11/14/2025
"if they shut a door, I climbed through a window."
I don’t know if all of this is true about Danny DeVito, but if it is, it definitely shows a defiance and resilience that we could all learn a little from!
Break the molds, rewrite your own narrative. Whether in your career path or your health goals. 
He wasn’t born to fit the frame. He wasn’t the shape Hollywood wanted. But Danny DeVito walked into every room as if he owned all the air in it.
Los Angeles, 1975. A casting room packed with tall, polished actors. Scripts in hand. Perfect posture. Quiet confidence. Then the door flew open.
Danny DeVito marched in wearing a scuffed leather jacket, hair sticking out in all directions, eyes burning with the kind of confidence that doesn’t ask for permission. The room froze.
He scanned the six-foot actors and said:
“Alright… so which one of you is playing the tall guy?”
The room burst into laughter.
They wouldn’t be laughing long.
DeVito wasn’t the obvious choice for Martini in One Flew Over the Cuckoo’s Nest. The producers needed someone loud, unpredictable, overflowing with energy. They expected height to deliver that power.
Then DeVito sat down, leaned forward, and stared at Milos Forman like he already belonged in the film.
Forman asked why the role mattered to him.
DeVito tapped the script gently and said:
“Because he thinks quicker than the others.
He just doesn’t have the room to show it.”
It was quiet. Everyone felt it.
And for $350 a week, he took the role that the tall men had come for.
On set, something magical happened. While other actors shouted and moved big, DeVito stole scenes by barely moving. A raised eyebrow. A twitch. A half-smile. The camera began drifting toward him—again and again—not because he demanded attention, but because he earned it.
One day during filming, he slid a chair closer to Jack Nicholson—just a few inches. No warning. Nicholson broke character laughing, completely disarmed. Forman kept the moment. DeVito had done the thing only great actors can do:
He made the room respond to him.
After Cuckoo’s Nest, people said he would vanish. One small role. One strange character. Nothing lasting.
Then came Taxi.
The ABC executives looked at his picture and flat-out said America wouldn’t accept a five-foot dispatcher as a main character. Too short. Too odd. Too risky.
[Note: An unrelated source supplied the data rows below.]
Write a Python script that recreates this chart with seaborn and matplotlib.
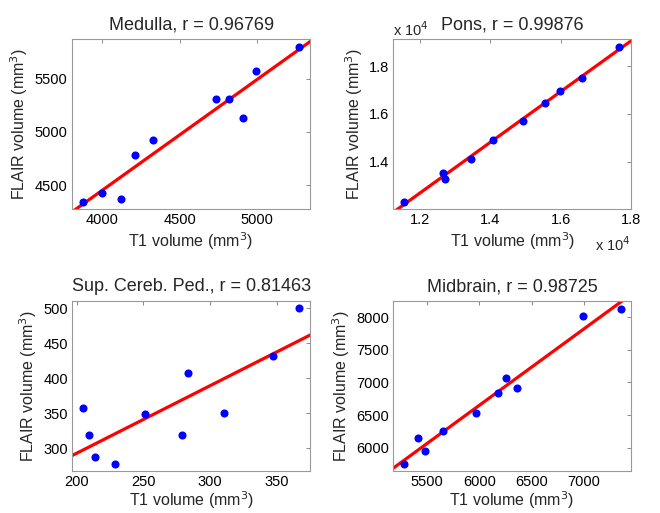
import numpy as np
import pandas as pd
import matplotlib
matplotlib.use("Agg")
import matplotlib.pyplot as plt
import matplotlib.ticker as mticker
import seaborn as sns

# values (T1 vs FLAIR volumes, mm^3)
medulla_t1 = [3874, 3996, 4123, 4211, 4327, 4732, 4819, 4912, 4994, 5269]
medulla_flair = [4342, 4426, 4373, 4784, 4928, 5313, 5313, 5132, 5574, 5803]

pons_t1 = [11547, 12643, 12708, 13445, 14077, 14926, 15550, 15975, 16598, 17674]
pons_flair = [12321, 13533, 13296, 14105, 14899, 15693, 16460, 16976, 17505, 18801]

scp_t1 = [204.5, 209.2, 214.0, 228.7, 251.0, 279.1, 283.6, 310.1, 346.8, 366.5]
scp_flair = [357.1, 319.0, 287.1, 278.1, 349.0, 319.5, 407.6, 350.0, 431.9, 500.0]

midbrain_t1 = [5280, 5414, 5484, 5650, 5971, 6178, 6258, 6357, 6991, 7351]
midbrain_flair = [5755, 6153, 5944, 6250, 6536, 6832, 7061, 6908, 8026, 8128]

titles = ["Medulla, r = 0.96769", "Pons, r = 0.99876",
          "Sup. Cereb. Ped., r = 0.81463", "Midbrain, r = 0.98725"]

sns.set_style("white")
plt.rcParams['font.family'] = ['Liberation Sans', 'DejaVu Sans']

fig = plt.figure(figsize=(6.6, 5.13), dpi=100)

rects = [
    [0.1086, 0.592, 0.3618, 0.3314],
    [0.5959, 0.592, 0.3601, 0.3314],
    [0.1095, 0.0819, 0.3603, 0.3314],
    [0.5959, 0.0819, 0.3598, 0.3314],
]

panels = [
    (medulla_t1, medulla_flair, (3803, 5345), (4273, 5871),
     [4000, 4500, 5000], [4500, 5000, 5500]),
    (pons_t1, pons_flair, (11244, 18000), (12014, 19122),
     [12000, 14000, 16000, 18000], [14000, 16000, 18000]),
    (scp_t1, scp_flair, (196.8, 374.7), (267.6, 510.5),
     [200, 250, 300, 350], [300, 350, 400, 450, 500]),
    (midbrain_t1, midbrain_flair, (5178, 7446), (5640, 8252),
     [5500, 6000, 6500, 7000], [6000, 6500, 7000, 7500, 8000]),
]

for i, (t1, flair, xl, yl, xt, yt) in enumerate(panels):
    ax = fig.add_axes(rects[i])
    df = pd.DataFrame({'T1': t1, 'FLAIR': flair})
    ax.set_xlim(xl)
    ax.set_ylim(yl)
    sns.regplot(data=df, x='T1', y='FLAIR', ax=ax, ci=None, truncate=False,
                scatter_kws={'color': '#0000ff', 's': 34, 'linewidths': 0, 'alpha': 1, 'zorder': 3},
                line_kws={'color': '#ff0000', 'lw': 2.3, 'zorder': 2})
    ax.set_xlim(xl)
    ax.set_ylim(yl)
    ax.set_xticks(xt)
    ax.set_yticks(yt)
    ax.set_title(titles[i], fontsize=13, pad=7)
    # bottom row sits close to the figure edge, keep its label tight
    lp = 2 if i < 2 else 0
    ax.set_xlabel('T1 volume (mm$^3$)', fontsize=11.5, labelpad=lp)
    ax.set_ylabel('FLAIR volume (mm$^3$)', fontsize=11.5, labelpad=3)
    ax.tick_params(direction='in', length=3, width=0.6, labelsize=10.5,
                   top=True, right=True, colors='#777777', labelcolor='black', pad=3)
    for s in ax.spines.values():
        s.set_color('#999999')
        s.set_linewidth(0.8)
    if i == 1:
        fmt = mticker.FuncFormatter(lambda v, p: f"{v / 1e4:.1f}")
        ax.xaxis.set_major_formatter(fmt)
        ax.yaxis.set_major_formatter(fmt)
        ax.text(1.0, -0.21, 'x 10$^4$', transform=ax.transAxes, ha='right', va='center', fontsize=10.5)
        ax.text(0.0, 1.055, 'x 10$^4$', transform=ax.transAxes, ha='left', va='center', fontsize=10.5)

plt.savefig('out.png', dpi=100)
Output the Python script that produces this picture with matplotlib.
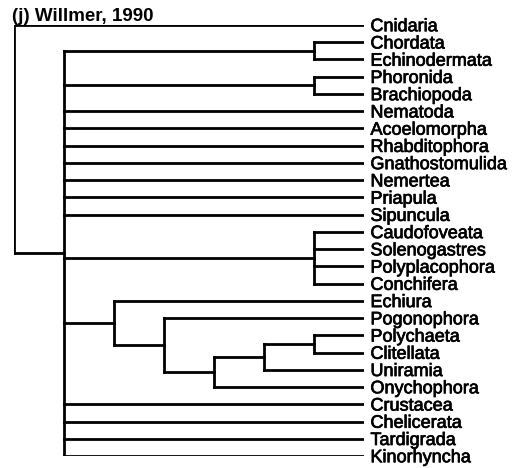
import matplotlib.pyplot as plt
import matplotlib.patheffects as pe

plt.rcParams['font.family'] = ['Liberation Sans', 'DejaVu Sans']

title = "(j) Willmer, 1990"

# leaf order top to bottom
taxa = ["Cnidaria", "Chordata", "Echinodermata", "Phoronida", "Brachiopoda",
        "Nematoda", "Acoelomorpha", "Rhabditophora", "Gnathostomulida",
        "Nemertea", "Priapula", "Sipuncula", "Caudofoveata", "Solenogastres",
        "Polyplacophora", "Conchifera", "Echiura", "Pogonophora", "Polychaeta",
        "Clitellata", "Uniramia", "Onychophora", "Crustacea", "Chelicerata",
        "Tardigrada", "Kinorhyncha"]

# tree topology as nested tuples
annelid_arthropod = ("Echiura",
                     ("Pogonophora",
                      ((("Polychaeta", "Clitellata"), "Uniramia"), "Onychophora")))
molluscs = ("Caudofoveata", "Solenogastres", "Polyplacophora", "Conchifera")
bilateria = (("Chordata", "Echinodermata"), ("Phoronida", "Brachiopoda"),
             "Nematoda", "Acoelomorpha", "Rhabditophora", "Gnathostomulida",
             "Nemertea", "Priapula", "Sipuncula", molluscs, annelid_arthropod,
             "Crustacea", "Chelicerata", "Tardigrada", "Kinorhyncha")
tree = ("Cnidaria", bilateria)

leaf_y = {name: i for i, name in enumerate(taxa)}


def height(node):
    if isinstance(node, str):
        return 0
    return 1 + max(height(c) for c in node)


H = height(tree)

fig = plt.figure(figsize=(5.22, 4.68), dpi=100)
ax = fig.add_axes([13.5 / 522, 1 - 456 / 468, 350 / 522, 431 / 468])
style = dict(color='black', lw=2.0, solid_capstyle='projecting')


def draw(node):
    if isinstance(node, str):
        return H, leaf_y[node]
    kids = [draw(c) for c in node]
    x = H - height(node)
    ys = [k[1] for k in kids]
    ax.plot([x, x], [min(ys), max(ys)], **style)
    for kx, ky in kids:
        ax.plot([x, kx], [ky, ky], **style)
    return x, (min(ys) + max(ys)) / 2


draw(tree)

# slightly heavier text, like the scanned original
heavy = [pe.withStroke(linewidth=0.5, foreground='black')]
for name in taxa:
    ax.annotate(name, (H, leaf_y[name]), xytext=(5, -4.5),
                textcoords='offset points', va='baseline', ha='left',
                fontsize=13, annotation_clip=False, path_effects=heavy)

ax.set_xlim(0, H)
ax.set_ylim(len(taxa) - 1, 0)
ax.axis('off')

fig.text(12 / 522, 1 - 21 / 468, title, fontsize=13.5, fontweight='bold',
         va='baseline', ha='left')

fig.savefig('out.png', dpi=100)
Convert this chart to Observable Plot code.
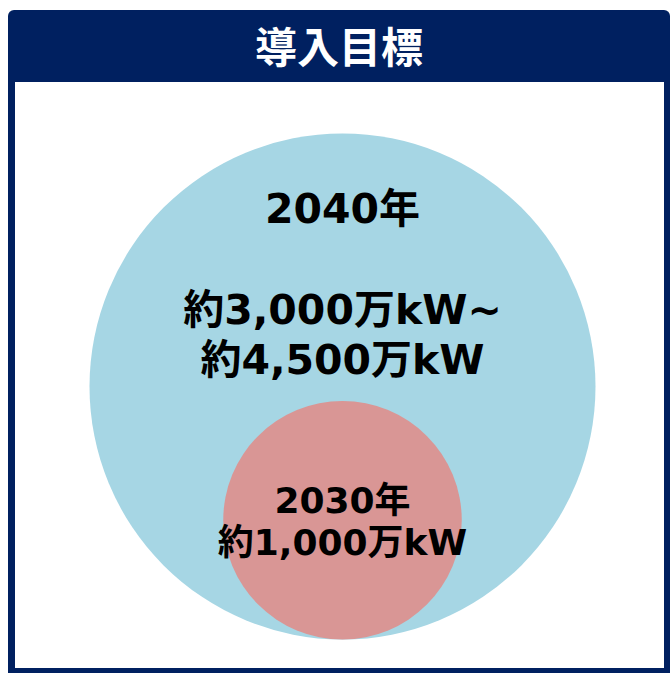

DeVito didn’t shrink back. He walked into the table read, dropped the script dramatically on the table, and growled:
“Who wrote this idiot dispatcher? I love him.”
The room exploded in laughter.
A few minutes later, he left with a contract worth $15,000 an episode. By season two, he walked onstage to accept a Golden Globe.
The man they said was “too small for television” was now the biggest presence on it.
But his greatest transformation came in 1989.
Batman. The Penguin.
Warner Bros wanted a traditional villain—someone tall, polished, “marketable.” Tim Burton pushed back.
He slid a sketch of the Penguin toward DeVito. A lonely face. A long beak-like nose. A man shaped by cruelty.
DeVito studied it, touched the drawing, and said quietly:
“He’s angry because the world never let him be normal.”
Burton didn’t even blink.
“You understand him,” he said.
“And that’s why you’re him.”
What followed was brutal.
Three hours of makeup every morning.
Cold sewer sets. Stiff costumes. Heavy prosthetics.
No body double. No shortcuts.
He wanted the pain, because the Penguin lived in pain.
The movie made more than $260 million.
But money wasn’t the point.
The point was that Danny DeVito—the man who was never the right height, never the right shape, never the “ideal actor”—had become unforgettable.
He once summed up his entire life in one sentence:
“If they shut a door, I climb through the window.”
And that was the truth of him.
He climbed through every window Hollywood tried to close. He turned disadvantages into weapons.
He turned doubt into fuel. He turned a five-foot frame into a giant shadow. Danny DeVito didn’t rise because the industry welcomed him.
He rose because he refused to sit down.